Или вид у меня жалкий, подобно нищему, выпрашивающему свою долю на паперти, или я похож на маньяка, пытающегося расставить всех по своему усмотрению. Пылающие искры костра превратились в затухающие угольки былой страсти. Они ещё греют мою остывающую душу теплом прежних воспоминаний, и возможно ещё долго будут исполнять эту рабскую участь, ибо пламя было так высоко, что проникло до самых глубин и недр моей плоти. Такие пожары не затухают так быстро. Ну, а что касается нищего, то грешно смеяться над ним, даже если вам кажется, что он этого не видит и не слышит.

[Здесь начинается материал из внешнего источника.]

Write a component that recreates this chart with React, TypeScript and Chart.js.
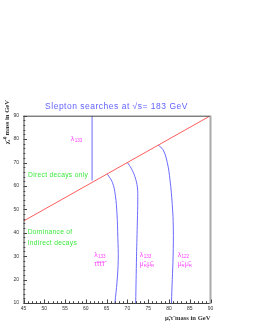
import React, { useEffect, useRef } from "react";
import { Chart, registerables } from "chart.js";

Chart.register(...registerables);

const xTicks = [45, 50, 55, 60, 65, 70, 75, 80, 85, 90];
const yTicks = [10, 20, 30, 40, 50, 60, 70, 80, 90];

const boundaryLine = [
  { x: 45, y: 45 },
  { x: 90, y: 90 },
];
const directLimit = [
  { x: 61.5, y: 62.3 },
  { x: 61.5, y: 90 },
];
const tauCurve = [
  { x: 65.2, y: 65 },
  { x: 66.4, y: 61.5 },
  { x: 67.1, y: 56 },
  { x: 67.5, y: 48 },
  { x: 67.7, y: 38 },
  { x: 67.8, y: 28.5 },
  { x: 67.5, y: 19 },
  { x: 67.0, y: 10 },
];
const muCurve133 = [
  { x: 70.0, y: 70 },
  { x: 70.9, y: 67.6 },
  { x: 71.8, y: 64 },
  { x: 72.4, y: 59.5 },
  { x: 72.5, y: 54 },
  { x: 72.4, y: 45 },
  { x: 72.2, y: 30 },
  { x: 72.0, y: 10 },
];
const muCurve122 = [
  { x: 77.4, y: 77.5 },
  { x: 78.6, y: 75.4 },
  { x: 79.6, y: 70 },
  { x: 80.25, y: 62.6 },
  { x: 80.8, y: 52 },
  { x: 81.05, y: 42 },
  { x: 81.0, y: 30 },
  { x: 80.8, y: 20 },
  { x: 80.6, y: 10 },
];

const titleText = "Slepton searches at \u221As= 183 GeV";
const xTitle = "\u03BC\u0303,\u03C4\u0303 mass in GeV";
const yTitle = "\u03C7\u0303\u2081\u2070 mass in GeV";

// region notes: [text, x, y]
const regionNotes: [string, number, number][] = [
  ["Direct decays only", 46.1, 63.8],
  ["Dominance of", 46.0, 39.5],
  ["Indirect decays", 46.0, 34.8],
];
// coupling labels: [coupling index, second line, second-line subscript, x, y]
const couplingLabels: [string, string, string, number, number][] = [
  ["133", "", "", 56.4, 79.2],
  ["133", "\u03C4\u0303\u03C4\u0303", "", 62.0, 29.8],
  ["133", "\u03BC\u0303", "R", 73.0, 29.8],
  ["122", "\u03BC\u0303", "R", 82.1, 29.8],
];

const BLUE = "#6b6bff";
const RED = "#ff5c5c";
const MAGENTA = "#ff40ff";
const GREEN = "#3ee83e";

const decorPlugin = {
  id: "decor",
  afterDraw(chart: any) {
    const ctx = chart.ctx as any;
    const xs = chart.scales.x;
    const ys = chart.scales.y;
    const { left, right, top, bottom } = chart.chartArea;
    ctx.save();
    // frame
    ctx.strokeStyle = "#444";
    ctx.lineWidth = 1;
    ctx.beginPath();
    ctx.moveTo(left, top + 0.5);
    ctx.lineTo(right, top + 0.5);
    ctx.moveTo(left + 0.5, top);
    ctx.lineTo(left + 0.5, bottom);
    ctx.moveTo(left, bottom + 0.5);
    ctx.lineTo(right, bottom + 0.5);
    ctx.stroke();
    ctx.strokeStyle = "#aaaaaa";
    ctx.lineWidth = 2;
    ctx.beginPath();
    ctx.moveTo(right, top);
    ctx.lineTo(right, bottom + 1);
    ctx.stroke();
    // inside ticks
    ctx.strokeStyle = "#444";
    ctx.lineWidth = 1;
    ctx.beginPath();
    for (let v = xs.min; v <= xs.max; v += 1) {
      const px = Math.round(xs.getPixelForValue(v)) + 0.5;
      const len = v % 5 === 0 ? 3.5 : 1.8;
      ctx.moveTo(px, bottom);
      ctx.lineTo(px, bottom - len);
    }
    for (let v = ys.min; v <= ys.max; v += 2) {
      const py = Math.round(ys.getPixelForValue(v)) + 0.5;
      const len = v % 10 === 0 ? 3.5 : 1.8;
      ctx.moveTo(left, py);
      ctx.lineTo(left + len, py);
    }
    ctx.stroke();

    // title
    ctx.fillStyle = "#6262ff";
    ctx.font = "8.5px 'Liberation Sans', Arial, sans-serif";
    ctx.letterSpacing = "0.5px";
    ctx.textAlign = "center";
    ctx.textBaseline = "alphabetic";
    ctx.fillText(titleText, (left + right) / 2 - 0.5, 109);
    ctx.letterSpacing = "0px";

    // axis titles
    ctx.fillStyle = "#333";
    ctx.font = "bold 6.6px 'Liberation Serif', 'Times New Roman', serif";
    ctx.textAlign = "right";
    ctx.fillText(xTitle, right, 320);
    ctx.save();
    ctx.translate(8.5, 100);
    ctx.rotate(-Math.PI / 2);
    ctx.textAlign = "right";
    ctx.fillText(yTitle, 0, 0);
    ctx.restore();

    // region notes
    ctx.fillStyle = GREEN;
    ctx.font = "6.7px 'Liberation Sans', Arial, sans-serif";
    ctx.letterSpacing = "0.3px";
    ctx.textAlign = "left";
    for (const [t, x, y] of regionNotes) {
      ctx.fillText(t, xs.getPixelForValue(x), ys.getPixelForValue(y));
    }
    ctx.letterSpacing = "0px";

    // coupling labels
    ctx.fillStyle = MAGENTA;
    for (const [idx, line2, sub, x, y] of couplingLabels) {
      const px = xs.getPixelForValue(x);
      const py = ys.getPixelForValue(y);
      ctx.font = "7px 'Liberation Sans', Arial, sans-serif";
      ctx.fillText("\u03BB", px, py);
      const lw = ctx.measureText("\u03BB").width;
      ctx.font = "4.6px 'Liberation Sans', Arial, sans-serif";
      ctx.fillText(idx, px + lw + 0.3, py + 1.3);
      if (line2) {
        const py2 = py + 9;
        let cx = px;
        for (let k = 0; k < 2; k++) {
          ctx.font = "6.6px 'Liberation Sans', Arial, sans-serif";
          ctx.fillText(line2, cx, py2);
          cx += ctx.measureText(line2).width;
          if (sub) {
            ctx.font = "4.4px 'Liberation Sans', Arial, sans-serif";
            ctx.fillText(sub, cx, py2 + 1.2);
            cx += ctx.measureText(sub).width + 0.3;
          }
        }
      }
    }
    ctx.restore();
  },
};

function lineSet(data: { x: number; y: number }[], color: string, tension = 0.4) {
  return {
    data,
    showLine: true,
    borderColor: color,
    backgroundColor: color,
    borderWidth: 1,
    pointRadius: 0,
    tension,
    fill: false,
  };
}

export default function App() {
  const ref = useRef<HTMLCanvasElement | null>(null);
  useEffect(() => {
    if (!ref.current) return;
    const chart = new Chart(ref.current, {
      type: "scatter",
      data: {
        datasets: [
          lineSet(boundaryLine, RED, 0),
          lineSet(directLimit, BLUE, 0),
          lineSet(tauCurve, BLUE),
          lineSet(muCurve133, BLUE),
          lineSet(muCurve122, BLUE),
        ],
      },
      options: {
        animation: false,
        responsive: false,
        maintainAspectRatio: false,
        layout: { padding: { left: 0, right: 42.5, top: 115.7, bottom: 0 } },
        plugins: { legend: { display: false }, tooltip: { enabled: false }, title: { display: false } },
        scales: {
          x: {
            type: "linear",
            min: 45,
            max: 90,
            grid: { display: false, drawTicks: false },
            border: { display: false },
            afterFit: (s: any) => {
              s.height = 24;
            },
            afterBuildTicks: (s: any) => {
              s.ticks = xTicks.map((v) => ({ value: v }));
            },
            ticks: {
              padding: 2.5,
              color: "#333",
              font: { size: 5, family: "'Liberation Sans', Arial, sans-serif" },
              maxRotation: 0,
              autoSkip: false,
            },
          },
          y: {
            type: "linear",
            min: 10,
            max: 90,
            grid: { display: false, drawTicks: false },
            border: { display: false },
            afterFit: (s: any) => {
              s.width = 23.5;
            },
            afterBuildTicks: (s: any) => {
              s.ticks = yTicks.map((v) => ({ value: v }));
            },
            ticks: {
              padding: 4.5,
              color: "#333",
              font: { size: 5, family: "'Liberation Sans', Arial, sans-serif" },
              autoSkip: false,
            },
          },
        },
      },
      plugins: [decorPlugin],
    } as any);
    return () => chart.destroy();
  }, []);
  return (
    <div style={{ position: "absolute", left: 0, top: 0, width: 253, height: 327 }}>
      <canvas ref={ref} width={253} height={327} style={{ display: "block" }} />
    </div>
  );
}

Хорошо, что не заплакал. Сейчас я уважаю себя за это. А тогда казалось, что стою на грани, чтобы не прорвать выстроенную плотину. Зачем? Плачут ведь из-за жалости к себе. Умом я понимаю, что давно пора отпочковаться от увядшего для меня ростка, перейти к новому, отдать себя до последней молекулы ему. Но разум не всегда руководит организмом, который так и остался для меня в виде загадочного белого пятна, несмотря на то, что я изучил его в анатомичке и под микроскопом. Ведь сколько бы мы ни копошились в себе, открывая новое, размышляя над старым, оазисы неизвестности будут преследовать на протяжении всей жизни.
Жизнь бежит. В этом заключается и счастье, и вся прелесть неповторимости её уклада. И день накануне никогда не встретит двойников или тройников. Можно лишь искусственно. Но стоит ли она того, чтобы расходовать те драгоценные мгновенья, что нам отведены для пребывания здесь.